CR: OK, definitely libelous. Would you care to comment about your objections to the Wired article, which many of our listeners probably have access to?
TN: Sure. Well it comes down to a great deal to personal viewpoint and personal integrity. People see the world differently and the reporter, whose name is Gary Wolf, makes his biases extremely clear in the article, but they were by no means clear when he so charmingly inveigled his way into my confidence. Now of course I’ve generally taken the point of view that posterity would like what I did and so I’ve trusted journalists as sort of ambassadors from posterity and this has been a mistake in general but, ahem, Mr. Wolf did not make his biases in any way evident when we saw each other. It turns out that the three things he most dislikes as far as I can tell are idealism, untidyness, and immodesty, all three of which he found in profusion in the Xanadu project. For myself, I have always hated things in people, well the people who I’ve regarded as shallow, conventional, pompous, and smug. So each of us hit the jackpot in the other. But as I say, he got to strike first, in this extremely scurrilous and nasty piece.
He emailed me recently saying, gee I seem to have overlooked all the positive statements, which is interesting because in my eight or so readings of the article I did not find one positive statement which was not immediately taken back by sarcasm or innuendo. What I object to as actually libelous in the piece of course has nothing to do — well of course it has something to do with it — but is not directly a matter of its tone or its nastyness. Libel consists of damaging, false statements which are being promulgated either maliciously or negligently. Now as a reporter your standards for negligence may be rather slippery but this man had definite access to a great deal of information and I believe he was extremely, shall we say, disingenuous in the use of that information and how he passed it on. For example he very amusingly talks about us as if we are blundering hobbyists and says that computer scientists would not have agreed with us, therefore according to Wolf we were not computer scientists, right. He says of Roger Gregory, my good friend whom he impugned and was much nastier to than me, he says Roger Gregory was not an elite researcher or computer scientist. Yet a few paragraphs later he mentions that Roger had developed a new addressing scheme based on transfinite arithmetic. Now I do not know what Mr. Wolf means by computer science, but within my world, someone who invents an addressing scheme based on transfinite arithmetic is not stamp collecting. That’s computer science, or it was that week, and this is serious stuff. By elite researcher I suppose he means “annointed researcher” such having PhD’s or working at Xerox PARC or being licensed to kiss the feet of so-and-so. But we basically, on our own, were doing important, strong work at the forefront and Mr. Wolf has made a point of trashing us and ignoring any indication we were not a bunch of deranged hobbyists. For example, he does not mention the contributions of Eric Drexler to the team precisely, I think, because eveyone agrees that Eric Drexler is a scientist, and therefore obviously doesn’t fit into Mr. Wolf’s thesis.

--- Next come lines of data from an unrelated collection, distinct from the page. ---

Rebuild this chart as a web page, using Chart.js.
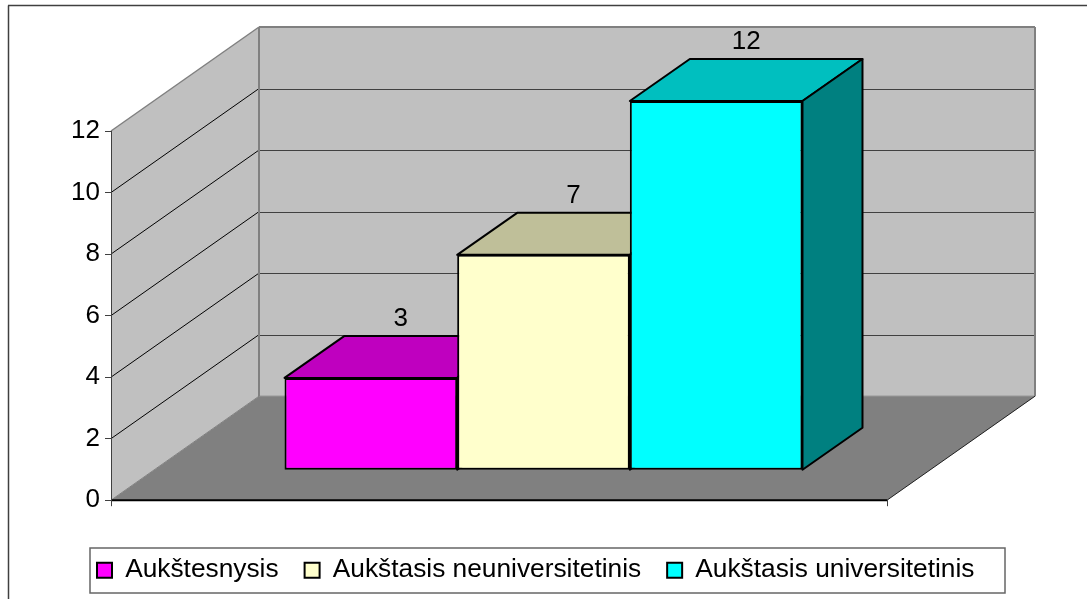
<!DOCTYPE html>
<html>
<head>
<meta charset="utf-8">
<style>
  html, body { margin: 0; padding: 0; background: #ffffff; }
  canvas { display: block; }
</style>
<script src="https://cdn.jsdelivr.net/npm/chart.js@4/dist/chart.umd.min.js"></script>
</head>
<body>
<canvas id="chart" width="1087" height="599"></canvas>
<script>
// Education level counts, one bar per level.
const levels = ['Aukštesnysis', 'Aukštasis neuniversitetinis', 'Aukštasis universitetinis'];
const counts = [3, 7, 12];
const frontColors = ['#FF00FF', '#FFFFCC', '#00FFFF'];
const topColors = ['#BF00BF', '#BFBF99', '#00BFBF'];
const sideColors = ['#800080', '#808066', '#008080'];

const FONT = 'Liberation Sans, Arial, sans-serif';
const wallDepth = { x: 148, y: -104 };   // floor/wall receding vector
const barShift = { x: 44.5, y: -30 };    // bars stand partway into the floor
const barDepth = { x: 60, y: -42 };      // receding vector of a single bar

function poly(ctx, pts, fill, stroke, lw) {
  ctx.beginPath();
  pts.forEach((p, i) => (i ? ctx.lineTo(p[0], p[1]) : ctx.moveTo(p[0], p[1])));
  ctx.closePath();
  if (fill) { ctx.fillStyle = fill; ctx.fill(); }
  if (stroke) { ctx.strokeStyle = stroke; ctx.lineWidth = lw; ctx.lineJoin = 'round'; ctx.stroke(); }
}

function line(ctx, x1, y1, x2, y2, color, lw) {
  ctx.beginPath();
  ctx.moveTo(x1, y1);
  ctx.lineTo(x2, y2);
  ctx.strokeStyle = color;
  ctx.lineWidth = lw;
  ctx.stroke();
}

// Frame, legend panel, walls and floor of the box behind the bars.
const stage = {
  id: 'stage',
  afterLayout(chart) {
    const lg = chart.legend;
    lg.left = 71; lg.right = 1087; lg.top = 531; lg.bottom = 599;
  },
  beforeDraw(chart) {
    const { ctx, chartArea: a, scales: { y } } = chart;
    const dx = wallDepth.x, dy = wallDepth.y;
    ctx.save();
    ctx.fillStyle = '#ffffff';
    ctx.fillRect(0, 0, chart.width, chart.height);

    // outer frame: left and top edges only
    line(ctx, 8.5, 5.5, 8.5, chart.height, '#404040', 1.5);
    line(ctx, 8, 5.5, chart.width, 5.5, '#404040', 1.5);

    // legend panel
    ctx.fillStyle = '#ffffff';
    ctx.fillRect(90, 548, 915, 45);
    ctx.strokeStyle = '#666666';
    ctx.lineWidth = 1.5;
    ctx.strokeRect(90, 548, 915, 45);

    const l = a.left, r = a.right, t = y.getPixelForValue(12), b = y.getPixelForValue(0);
    // floor
    poly(ctx, [[l, b], [r, b], [r + dx, b + dy], [l + dx, b + dy]], '#808080');
    // side wall and back wall
    poly(ctx, [[l, b], [l, t], [l + dx, t + dy], [l + dx, b + dy]], '#C0C0C0');
    poly(ctx, [[l + dx, b + dy], [l + dx, t + dy], [r + dx, t + dy], [r + dx, b + dy]], '#C0C0C0');

    // gridlines run along the side wall and across the back wall
    y.ticks.forEach(tk => {
      if (tk.value === 0 || tk.value === 12) return;
      const py = y.getPixelForValue(tk.value);
      line(ctx, l, py, l + dx, py + dy, '#000000', 1);
      line(ctx, l + dx, Math.round(py + dy) + 0.5, r + dx, Math.round(py + dy) + 0.5, '#404040', 1);
    });

    // wall edges
    line(ctx, l, t, l + dx, t + dy, '#808080', 1.5);
    line(ctx, l, b, l + dx, b + dy, '#808080', 1);
    line(ctx, l + dx, t + dy, l + dx, b + dy, '#808080', 2);
    line(ctx, l + dx, t + dy, r + dx, t + dy, '#808080', 2);
    line(ctx, r + dx, t + dy, r + dx, b + dy, '#808080', 2);
    line(ctx, l + dx, b + dy, r + dx, b + dy, '#808080', 1);
    // front floor edges
    line(ctx, r, b, r + dx, b + dy, '#202020', 1);
    line(ctx, l, b, r, b, '#000000', 2);
    ctx.restore();
  },
  // Depth faces go down first; the front faces drawn by the library then hide what they overlap.
  beforeDatasetsDraw(chart) {
    const { ctx } = chart;
    ctx.save();
    ctx.translate(barShift.x, barShift.y);
    chart.data.datasets.forEach((ds, i) => {
      const bar = chart.getDatasetMeta(i).data[0];
      const xl = bar.x - bar.width / 2, xr = bar.x + bar.width / 2;
      const yt = bar.y, yb = bar.base;
      const dx = barDepth.x, dy = barDepth.y;
      poly(ctx, [[xl, yt], [xr, yt], [xr + dx, yt + dy], [xl + dx, yt + dy]], topColors[i], '#000000', 2);
      poly(ctx, [[xr, yt], [xr + dx, yt + dy], [xr + dx, yb + dy], [xr, yb]], sideColors[i], '#000000', 2);
    });
  },
  afterDatasetsDraw(chart) {
    const { ctx } = chart;
    ctx.fillStyle = '#000000';
    ctx.font = '26px ' + FONT;
    ctx.textAlign = 'center';
    ctx.textBaseline = 'middle';
    chart.data.datasets.forEach((ds, i) => {
      const bar = chart.getDatasetMeta(i).data[0];
      ctx.fillText(String(ds.data[0]), bar.x + barDepth.x / 2, bar.y + barDepth.y - 17);
    });
    ctx.restore();
  }
};

new Chart(document.getElementById('chart'), {
  type: 'bar',
  data: {
    labels: [''],
    datasets: levels.map((name, i) => ({
      label: name,
      data: [counts[i]],
      backgroundColor: frontColors[i],
      borderColor: '#000000',
      borderWidth: 2,
      borderSkipped: false,
      clip: false
    }))
  },
  options: {
    responsive: false,
    animation: false,
    events: [],
    layout: { padding: { top: 131, bottom: 29.5, left: 0, right: 0 } },
    categoryPercentage: 0.6675,
    barPercentage: 1,
    scales: {
      x: {
        offset: true,
        ticks: { display: false },
        grid: { offset: true, drawOnChartArea: false, drawTicks: true, tickLength: 6, color: '#404040' },
        border: { display: false },
        afterFit(s) { s.height = 7; }
      },
      y: {
        min: 0,
        max: 12,
        ticks: { stepSize: 2, color: '#000000', padding: 5, font: { family: FONT, size: 26 } },
        grid: { drawOnChartArea: false, drawTicks: true, tickLength: 6, color: '#404040' },
        border: { display: true, color: '#404040', width: 1 },
        afterFit(s) { s.width = 111; }
      },
      // empty margin to the right of the front plane, taken up by the receding floor
      margin: {
        position: 'right',
        ticks: { display: false },
        grid: { display: false },
        border: { display: false },
        afterFit(s) { s.width = 200; }
      }
    },
    plugins: {
      tooltip: { enabled: false },
      title: { display: false },
      legend: {
        display: true,
        position: 'bottom',
        align: 'start',
        labels: {
          color: '#000000',
          boxWidth: 15,
          boxHeight: 15,
          padding: 26,
          font: { family: FONT, size: 26.3 }
        }
      }
    }
  },
  plugins: [stage]
});
</script>
</body>
</html>
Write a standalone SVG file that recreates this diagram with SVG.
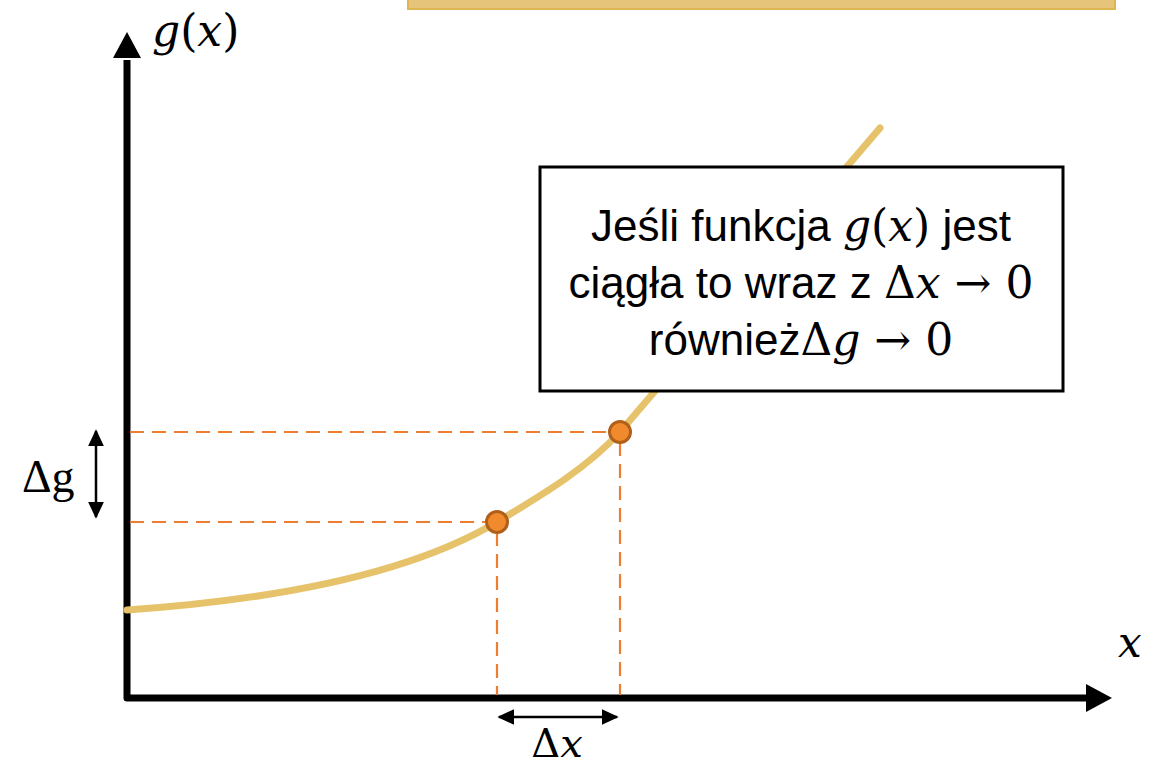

sounds a bit like wikipedia, really.
As long as your device has inter-web access, -and wikipedia, wiki something, then its pretty much xanadu in a nut shell!
You know I’m right.
(hums to self while doing moon-walk)
Oddly enough Xanadu was the private estate of Charles Foster Kane on that movie.
…and they’re both named after Kublai Khan’s summer residence: http://en.wikipedia.org/wiki/Xanadu
Either design something properly and code it, or just stop.
I don’t personally know Ted Nelson, but I think that the world needs people like him. Sure me may not be able to complete anything on his own, but there are plenty of implementors out there who, who to save their lives, could never think of something worth implementing. I’m not saying that Ted’s idea’s are great, but some aspects of some of them may be.
Gary Wolf is an interesting fellow himself. When I read is work I generally find myself smiling. Not that I totally disagree with what he is saying, but I find his undertone of superiority amusing. Just as Ted can work himself into an idea frenzy, I think Gary is just as capible of working himself into and superiority frenzy. Almost as if the way he writes about something is more important then what he is writing about.
exploring the future of computing.
This article signals a sad new low in the blogification of OSNews
Not OS related articles are fine when they’re topical and interesting, but an 11 year old article ? Even worse is that there isn’t even a shortage of real news, but it just goes unreported here.
“This article signals a sad new low in the blogification of OSNews
From the “Contact us” page:
Our goal is to inform our readers with the latest news on a vast range of operating systems and computing environments, [blaat] it’s important to stress that though our focus is operating systems, there will always be other computing-related news that catches our attention.
Something tells me you haven’t read this 27-page article at all. It might be about the history of computing, but top understand the future, one must know the past.
Just don’t the read the articles you don’t like.
When reading the article (which incidently engulfed a good part of my afternoon) it was obvious that the developers were not misguided…they were too ambitious and close-minded for their own good. The hardware to support such a mindshare will not exist for another 20 to 50 years – from now. Now, I’m not usually one of those people who says that computing power is as fast as it needs to be (I hate it when people say that) or that a certain idea may not be worth it to implement, however, after taking an honest look at the progression of the web (and now it’s stagnation in the form of browser incompatibilities) we already are beyond the relevancy of a Xanadu ideal. Google has done incredible work, the wikipedia idea is great, every major site has xml-friendly apis, etc. The only difference is that the Xanadu developers made the mistake of thinking that ONE entity can control and hold all information. That, to me, is hubris. Imagine one company being able to do all that every web company is doing today. The web is an open architecture in which services and information flow seamlessly. We are doing more than just archiving text now. Xanadu lost it’s relevancy in the early 90’s.
Imagine one company being able to do all that every web company is doing today.
I think that is what Microsoft hopes to do, along with other things.
Having followed the Xanadu project for many years the one thing that has always struck me was that the programmers have been saying that it would only take another two or three weeks to get the system to work.
Without knowing what the ‘Enfilade’ was, TN seemed to want to keep the mechanics of this close to his chest, it was imposible to work out if he simply could not explain what it was in a way that programmers could use or that the whole concept was simply broken.
It’s not much more than a historical curiosity now.